• **RAW DATA**
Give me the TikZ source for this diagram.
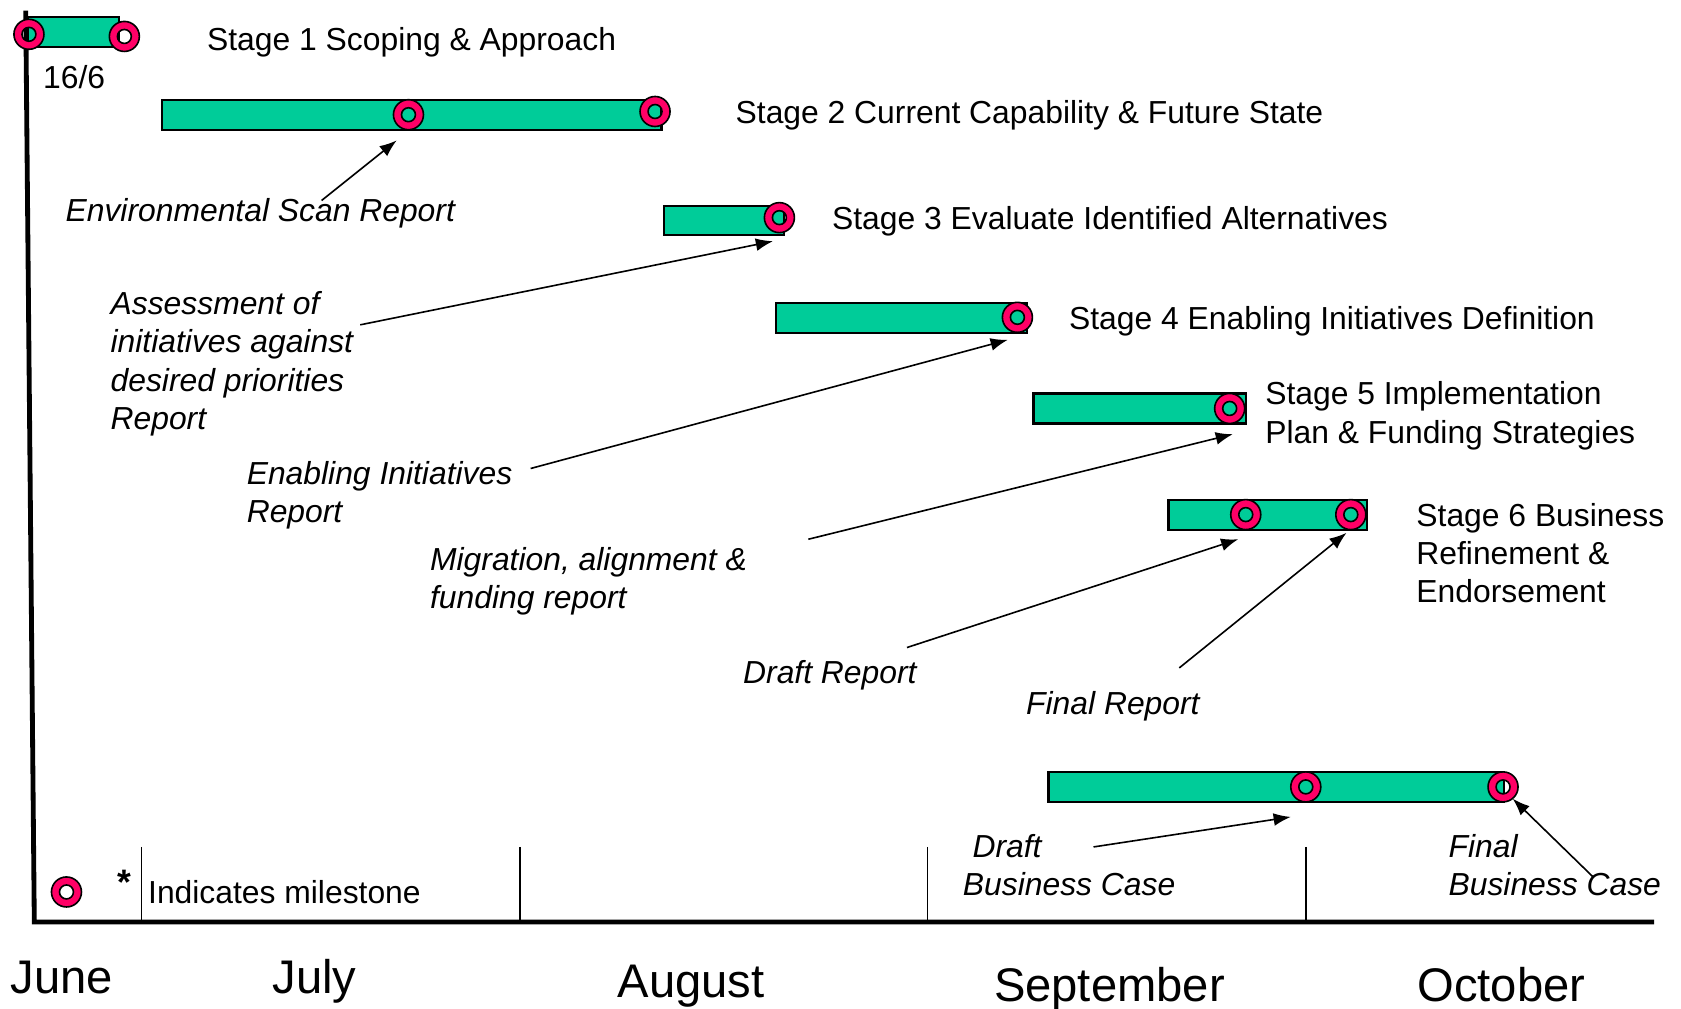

==

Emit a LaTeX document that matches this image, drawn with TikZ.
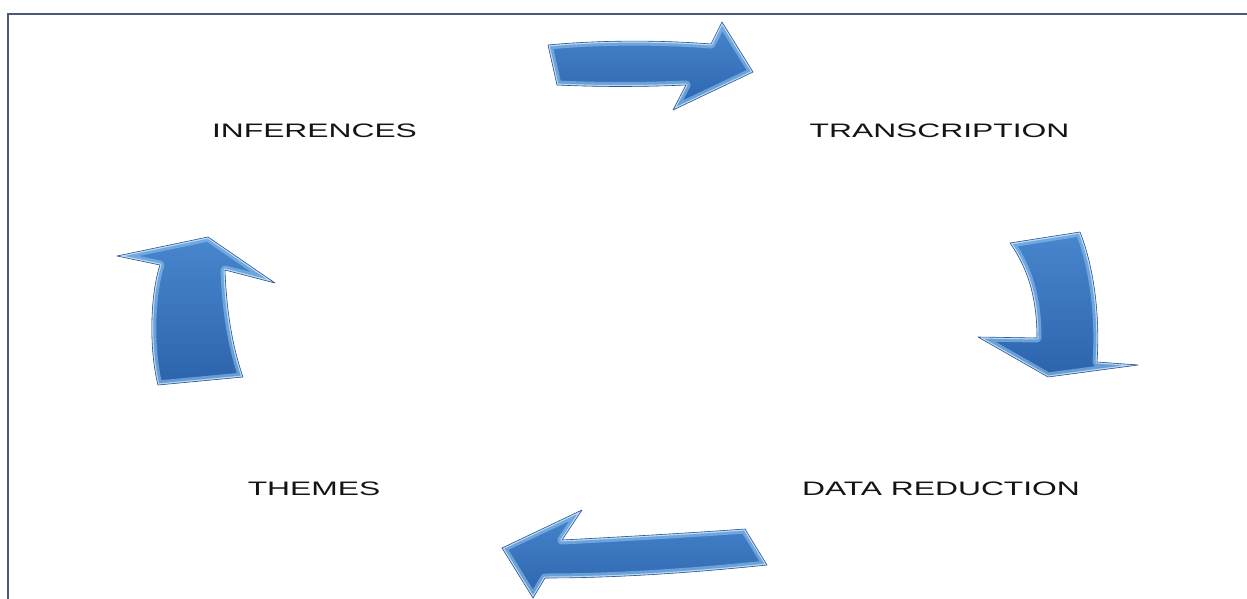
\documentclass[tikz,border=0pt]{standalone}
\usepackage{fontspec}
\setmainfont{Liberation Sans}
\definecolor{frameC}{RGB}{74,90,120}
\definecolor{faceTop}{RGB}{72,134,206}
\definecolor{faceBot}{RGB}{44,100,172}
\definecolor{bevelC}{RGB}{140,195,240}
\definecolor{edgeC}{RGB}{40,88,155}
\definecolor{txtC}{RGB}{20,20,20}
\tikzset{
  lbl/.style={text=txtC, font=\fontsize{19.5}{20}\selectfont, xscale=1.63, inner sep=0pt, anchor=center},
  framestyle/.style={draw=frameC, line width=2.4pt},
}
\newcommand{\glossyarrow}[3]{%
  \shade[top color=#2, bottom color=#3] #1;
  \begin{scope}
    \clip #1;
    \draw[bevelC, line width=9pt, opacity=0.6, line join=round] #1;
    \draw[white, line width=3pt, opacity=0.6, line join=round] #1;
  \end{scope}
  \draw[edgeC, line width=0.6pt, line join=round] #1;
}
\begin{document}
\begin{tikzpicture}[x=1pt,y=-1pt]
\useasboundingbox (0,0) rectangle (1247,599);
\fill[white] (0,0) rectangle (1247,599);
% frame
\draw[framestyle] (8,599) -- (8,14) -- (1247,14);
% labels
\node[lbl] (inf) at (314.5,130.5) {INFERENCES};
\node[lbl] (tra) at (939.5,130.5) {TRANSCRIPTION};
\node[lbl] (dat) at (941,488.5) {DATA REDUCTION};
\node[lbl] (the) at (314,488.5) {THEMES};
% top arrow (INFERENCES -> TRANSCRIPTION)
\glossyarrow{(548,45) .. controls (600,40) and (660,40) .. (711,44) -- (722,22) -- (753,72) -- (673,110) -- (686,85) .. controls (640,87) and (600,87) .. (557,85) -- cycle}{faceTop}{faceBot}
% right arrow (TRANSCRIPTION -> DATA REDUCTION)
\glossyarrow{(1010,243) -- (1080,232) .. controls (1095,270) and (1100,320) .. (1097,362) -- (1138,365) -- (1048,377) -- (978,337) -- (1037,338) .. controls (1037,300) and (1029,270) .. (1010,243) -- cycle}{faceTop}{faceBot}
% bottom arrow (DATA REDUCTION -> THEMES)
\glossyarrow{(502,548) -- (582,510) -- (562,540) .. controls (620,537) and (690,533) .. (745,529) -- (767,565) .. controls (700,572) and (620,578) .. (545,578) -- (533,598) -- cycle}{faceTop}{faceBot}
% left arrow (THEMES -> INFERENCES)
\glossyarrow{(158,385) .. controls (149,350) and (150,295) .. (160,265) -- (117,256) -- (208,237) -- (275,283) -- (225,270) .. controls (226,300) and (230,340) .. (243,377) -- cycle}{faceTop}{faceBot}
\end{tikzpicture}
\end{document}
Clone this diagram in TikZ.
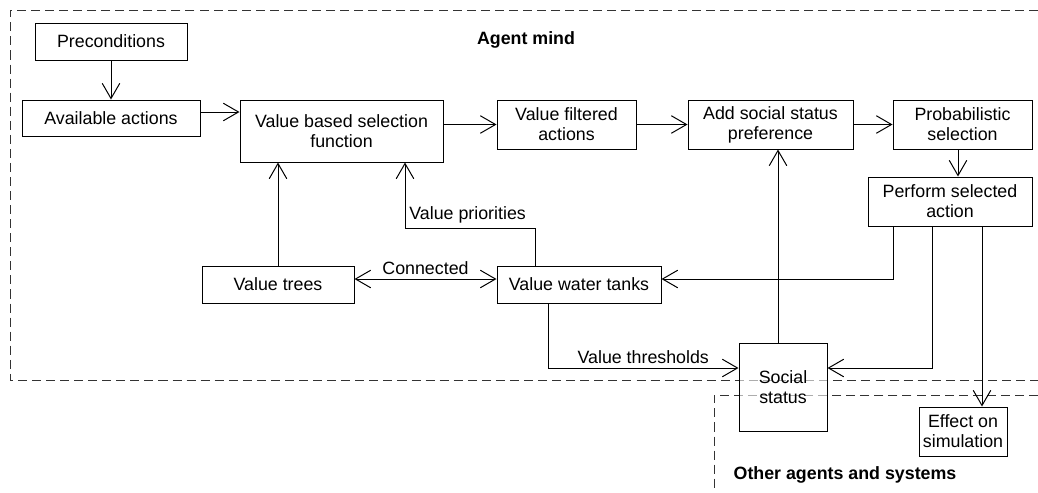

• **GOAL**
Work out how many lines of the data above hold the word "this", and write only the count.

• **EXERCISE SOLUTION**
3